Minimax rate for multivariate data under componentwise local differential privacy constraints
Chiara Amorino, Arnaud Gloter
TL;DR
This work analyzes the minimax rates for multivariate data under componentwise local differential privacy (CLDP), where each coordinate is privatized through its own channel with privacy level $α_j$. The authors derive KL-divergence contraction bounds for CLDP, establish minimax lower and upper bounds for nonparametric density estimation and covariance estimation under CLDP, and propose adaptive, data-driven procedures that achieve near-optimal rates (up to logarithmic factors).
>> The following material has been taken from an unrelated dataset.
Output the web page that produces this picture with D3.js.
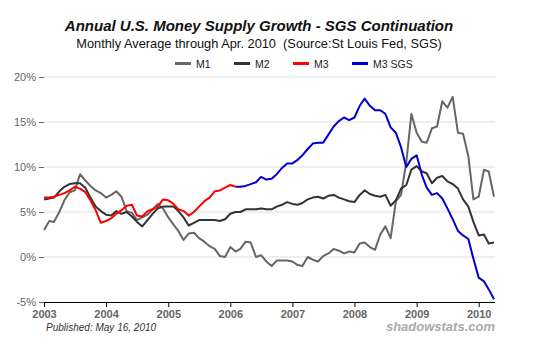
<!DOCTYPE html>
<html>
<head>
<meta charset="utf-8">
<script src="https://cdn.jsdelivr.net/npm/d3@7"></script>
<style>
  body { margin: 0; background: #fff; }
  svg { display: block; font-family: "Liberation Sans", Arial, sans-serif; }
</style>
</head>
<body>
<div id="main"></div>
<script>
// monthly values, Jan 2003 - Apr 2010
const m1 = [
  3.0, 4.0, 3.9, 5.0, 6.3, 7.2, 7.4, 9.2, 8.5, 7.9, 7.4, 7.1,
  6.6, 6.9, 7.3, 6.7, 5.1, 4.9, 4.1, 4.4, 4.7, 5.3, 5.9, 5.4,
  4.4, 3.6, 2.9, 1.9, 2.6, 2.7, 2.1, 1.7, 1.2, 0.9, 0.1, 0.0,
  1.1, 0.6, 0.9, 1.7, 1.6, 0.0, 0.2, -0.5, -1.0, -0.4, -0.4, -0.4,
  -0.5, -0.9, -1.0, 0.0, -0.3, -0.5, 0.1, 0.4, 0.9, 0.7, 0.4, 0.6,
  0.5, 1.5, 1.6, 1.1, 0.8, 2.5, 3.4, 2.1, 6.2, 6.9, 10.5, 15.9,
  13.8, 12.8, 12.7, 14.3, 14.5, 17.3, 16.6, 17.8, 13.8, 13.7, 11.2, 6.4,
  6.7, 9.7, 9.5, 6.7
];
const m2 = [
  6.4, 6.5, 6.6, 7.3, 7.8, 8.1, 8.2, 8.2, 7.7, 6.6, 5.6, 5.1,
  4.7, 4.6, 5.1, 4.8, 5.0, 4.5, 3.9, 3.4, 4.1, 4.8, 5.4, 5.6,
  5.6, 5.6, 5.1, 4.4, 3.5, 3.8, 4.1, 4.1, 4.1, 4.1, 4.0, 4.2,
  4.8, 5.0, 5.0, 5.3, 5.3, 5.3, 5.4, 5.3, 5.3, 5.6, 5.8, 6.1,
  5.9, 5.8, 6.0, 6.4, 6.6, 6.7, 6.5, 6.8, 6.9, 6.6, 6.4, 6.2,
  6.1, 6.9, 7.4, 7.0, 6.8, 6.7, 6.9, 5.7, 6.3, 7.6, 8.0, 9.7,
  10.1, 9.5, 9.3, 8.2, 8.8, 9.0, 8.4, 8.1, 7.6, 6.4, 5.6, 3.9,
  2.4, 2.5, 1.5, 1.6
];
// Jan 2003 - Feb 2006
const m3 = [
  6.6, 6.6, 6.7, 6.9, 7.1, 7.4, 7.8, 7.6, 7.2, 6.3, 5.2, 3.8,
  4.0, 4.3, 4.8, 5.2, 5.7, 5.8, 4.6, 4.5, 5.1, 5.3, 5.6, 6.4,
  6.3, 5.9, 5.3, 5.1, 4.6, 5.0, 5.6, 6.2, 6.6, 7.3, 7.4, 7.7,
  8.0, 7.8
];
// Feb 2006 - Apr 2010
const m3sgs = [
  7.8, 7.8, 7.9, 8.1, 8.3, 8.9, 8.6, 8.7, 9.2, 9.9, 10.4,
  10.4, 10.8, 11.3, 12.0, 12.6, 12.7, 12.7, 13.6, 14.5, 15.1, 15.5, 15.2,
  15.5, 16.8, 17.6, 16.8, 16.3, 16.3, 15.9, 14.4, 13.8, 12.2, 10.0, 10.9,
  11.3, 9.1, 7.7, 6.9, 7.1, 6.5, 5.4, 4.2, 2.9, 2.4, 2.0, -0.2,
  -2.3, -2.7, -3.6, -4.7
];

const seriesNames = ["M1", "M2", "M3", "M3 SGS"];
const seriesColors = ["#666666", "#333333", "#ff0000", "#0000cc"];
const seriesStart = [new Date(2003, 0, 1), new Date(2003, 0, 1), new Date(2003, 0, 1), new Date(2006, 1, 1)];
const yTicks = [-5, 0, 5, 10, 15, 20];
const yearTicks = [2003, 2004, 2005, 2006, 2007, 2008, 2009, 2010];

const w = 536;
const h = 345;
const margin = { top: 77, right: 41, bottom: 43, left: 44 };

const svg = d3.select("#main").append("svg")
  .attr("width", w)
  .attr("height", h);

const xScale = d3.scaleTime()
  .domain([new Date(2003, 0, 1), new Date(2010, 3, 1)])
  .range([margin.left, 494]);

const yScale = d3.scaleLinear()
  .domain([-5, 20])
  .range([302, margin.top]);

// titles
svg.append("text")
  .attr("x", 259)
  .attr("y", 31)
  .attr("text-anchor", "middle")
  .style("font-size", "15px")
  .style("font-weight", "bold")
  .style("font-style", "italic")
  .style("fill", "#111")
  .text("Annual U.S. Money Supply Growth - SGS Continuation");

svg.append("text")
  .attr("x", 259)
  .attr("y", 48)
  .attr("text-anchor", "middle")
  .style("font-size", "12.8px")
  .style("fill", "#111")
  .style("white-space", "pre")
  .text("Monthly Average through Apr. 2010  (Source:St Louis Fed, SGS)");

// legend
const legendX = [175, 234, 293, 352];
const legend = svg.append("g");
seriesNames.forEach(function(name, i) {
  legend.append("line")
    .attr("x1", legendX[i]).attr("x2", legendX[i] + 16)
    .attr("y1", 63.5).attr("y2", 63.5)
    .style("stroke", seriesColors[i])
    .style("stroke-width", 3);
  legend.append("text")
    .attr("x", legendX[i] + 21)
    .attr("y", 67.5)
    .style("font-size", "10.5px")
    .style("fill", "#222")
    .text(name);
});

// grid
svg.append("g")
  .selectAll("line")
  .data(yTicks.filter(d => d > -5))
  .enter()
  .append("line")
  .attr("x1", margin.left)
  .attr("x2", 495)
  .attr("y1", d => yScale(d))
  .attr("y2", d => yScale(d))
  .style("stroke", "#dddddd")
  .style("stroke-width", 1);

// y axis
const yAxis = d3.axisLeft(yScale)
  .tickValues(yTicks)
  .tickSize(5)
  .tickPadding(3)
  .tickFormat(d => d + "%");

const yG = svg.append("g")
  .attr("transform", "translate(" + margin.left + ",0)")
  .call(yAxis);
yG.select(".domain").remove();
yG.selectAll(".tick line").style("stroke", "#666");
yG.selectAll("text")
  .style("font-size", "11px")
  .style("font-family", "'Liberation Sans', Arial, sans-serif")
  .style("fill", "#666");

// x axis
const xAxis = d3.axisBottom(xScale)
  .tickValues(yearTicks.map(y => new Date(y, 0, 1)))
  .tickSize(5)
  .tickSizeOuter(0)
  .tickPadding(3)
  .tickFormat(d3.timeFormat("%Y"));

const xG = svg.append("g")
  .attr("transform", "translate(0,302)")
  .call(xAxis);
xG.select(".domain").attr("d", "M" + margin.left + ",0.5H495").style("stroke", "#000");
xG.selectAll(".tick line").style("stroke", "#000");
xG.selectAll("text")
  .style("font-size", "11px")
  .style("font-weight", "bold")
  .style("font-family", "'Liberation Sans', Arial, sans-serif")
  .style("fill", "#666");

// lines
const seriesData = [m1, m2, m3, m3sgs];
const line = d3.line()
  .x(d => xScale(d.date))
  .y(d => yScale(d.value));

seriesData.forEach(function(values, i) {
  const pts = values.map(function(v, k) {
    return { date: d3.timeMonth.offset(seriesStart[i], k), value: v };
  });
  svg.append("path")
    .datum(pts)
    .attr("d", line)
    .style("fill", "none")
    .style("stroke", seriesColors[i])
    .style("stroke-width", 2)
    .style("stroke-linejoin", "round");
});

// footer
svg.append("text")
  .attr("x", 46)
  .attr("y", 331)
  .style("font-size", "10px")
  .style("font-style", "italic")
  .style("fill", "#333")
  .text("Published: May 16, 2010");

svg.append("text")
  .attr("x", 495)
  .attr("y", 331)
  .attr("text-anchor", "end")
  .style("font-size", "13px")
  .style("font-weight", "bold")
  .style("font-style", "italic")
  .style("fill", "#aaaaaa")
  .text("shadowstats.com");
</script>
</body>
</html>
Key results show that privacy incurs a rate penalty that scales with $n$ and the product of per-component privacy terms, e.g., density estimation under CLDP achieves roughly $(n\prod α_j^2)^{-β/(β+d)}$ (with adaptive variants incurring a $(\log n)^{1+2d}$ factor). The findings quantify the price of privacy in multivariate settings, guide design of privacy mechanisms, and provide practical estimators for CLDP that attain minimax optimality in density and covariance problems.
Abstract
Our research delves into the balance between maintaining privacy and preserving statistical accuracy when dealing with multivariate data that is subject to \textit{componentwise local differential privacy} (CLDP). With CLDP, each component of the private data is made public through a separate privacy channel. This allows for varying levels of privacy protection for different components or for the privatization of each component by different entities, each with their own distinct privacy policies. We develop general techniques for establishing minimax bounds that shed light on the statistical cost of privacy in this context, as a function of the privacy levels $α_1, ... , α_d$ of the $d$ components. We demonstrate the versatility and efficiency of these techniques by presenting various statistical applications. Specifically, we examine nonparametric density and covariance estimation under CLDP, providing upper and lower bounds that match up to constant factors, as well as an associated data-driven adaptive procedure. Furthermore, we quantify the probability of extracting sensitive information from one component by exploiting the fact that, on another component which may be correlated with the first, a smaller degree of privacy protection is guaranteed.